In Smith v. Westfield (Mass. 2016), the court decided
that the City of Westfield had dedicated a parcel of land, 5.3 acres comprising a
playground and two little-league baseball fields, to serve as a park, so
was constrained by Article 97 before the city could build a school
there.
In Smith, the court opined that Article 97 would attach only "there is a clear and unequivocal intent to dedicate the land permanently as a public park and where the public accepts such use by actually using the land as a public park." The court also acknowledged that the analysis fact intensive.
On the face of it, Smith looks like the better fit with Emerald Necklace. The land is clearly dedicated to park use and has been used as a park. The baseball fields and playground in Smith show that a recreational use can include a structure, such as the stadium.
At the same time, there's a viable counterargument in the re- of the White Stadium redevelopment. The city will argue, I expect, that it's not changing the purpose of the land, i.e., its dedication to recreation. A stadium is and will remain. The city is just improving the land to do recreation better.
The problem then boils down to that "first-of-its-kind public/private partnership": whether the private end of the partnership means that the land is being "otherwise disposed of" within the meaning of Article 97.
I've written about transparency and accountability in foreign development specifically amid the challenges of privatization and quasi-privatization. So it's fascinating, if it shouldn't be surprising, to see this problem arise in my own backyard.
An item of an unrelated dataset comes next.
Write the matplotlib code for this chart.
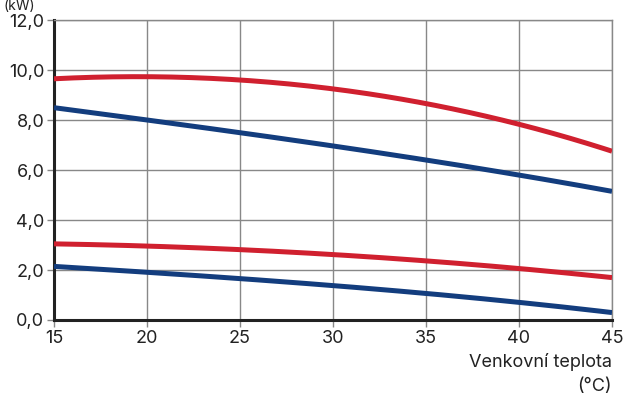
import matplotlib.pyplot as plt
import numpy as np

plt.rcParams['font.family'] = ['Inter', 'DejaVu Sans']

# Outdoor temperature (°C)
temps = [15, 20, 25, 30, 35, 40, 45]

# Curves (kW)
red_upper = [9.65, 9.75, 9.6, 9.25, 8.65, 7.85, 6.75]
blue_upper = [8.5, 8.0, 7.5, 6.97, 6.4, 5.8, 5.15]
red_lower = [3.05, 2.95, 2.82, 2.62, 2.37, 2.05, 1.7]
blue_lower = [2.15, 1.9, 1.65, 1.4, 1.05, 0.7, 0.3]

y_ticks = [0, 2, 4, 6, 8, 10, 12]
y_labels = ["0,0", "2,0", "4,0", "6,0", "8,0", "10,0", "12,0"]

red = "#d0202f"
blue = "#133d7e"

fig = plt.figure(figsize=(6.25, 3.96), dpi=100)
ax = fig.add_axes([0.0864, 0.192, 0.8928, 0.757])

x_fine = np.linspace(15, 45, 200)
for vals, col in [(red_upper, red), (blue_upper, blue), (red_lower, red), (blue_lower, blue)]:
    coef = np.polyfit(temps, vals, 3)
    ax.plot(x_fine, np.polyval(coef, x_fine), color=col, lw=3.6, solid_capstyle="butt", zorder=3)

ax.set_xlim(15, 45)
ax.set_ylim(0, 12)
ax.set_xticks(temps)
ax.set_yticks(y_ticks)
ax.set_yticklabels(y_labels)
ax.grid(True, color="#888888", lw=1.0)
ax.set_axisbelow(True)

for s in ["top", "right"]:
    ax.spines[s].set_color("#888888")
    ax.spines[s].set_linewidth(1.0)
for s in ["left", "bottom"]:
    ax.spines[s].set_color("#222222")
    ax.spines[s].set_linewidth(2.2)

ax.tick_params(axis="both", labelsize=13, length=5, width=1, colors="#222222", pad=2)
ax.tick_params(axis="both", color="#888888")

fig.text(0.979, 0.055, "Venkovní teplota\n(°C)", ha="right", va="center", fontsize=13,
         color="#222222", linespacing=1.5, multialignment="right")
fig.text(0.005, 0.985, "(kW)", ha="left", va="center", fontsize=10, color="#222222")

fig.savefig("out.png", dpi=100)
I wonder as well whether there ever might be a future for Article 97's purported "right to clean air and water" that amounts to more than a procedural hurdle in property development.
See more about Boston's remarkable 1,100-acre Emerald Necklace park system, designed by architect Frederick Law Olmsted, with Will Lange on PBS in 2014.
The case is Emerald Necklace Conservancy, Inc. v. City of Boston, No. 2484CV00477 (filed as 24-0477) (Mass. Super. Ct. filed Feb. 20, 2024). Emerald Necklace asked for a temporary injunction. Hat tip @ Madeline Lyskawa, Law360 (subscription).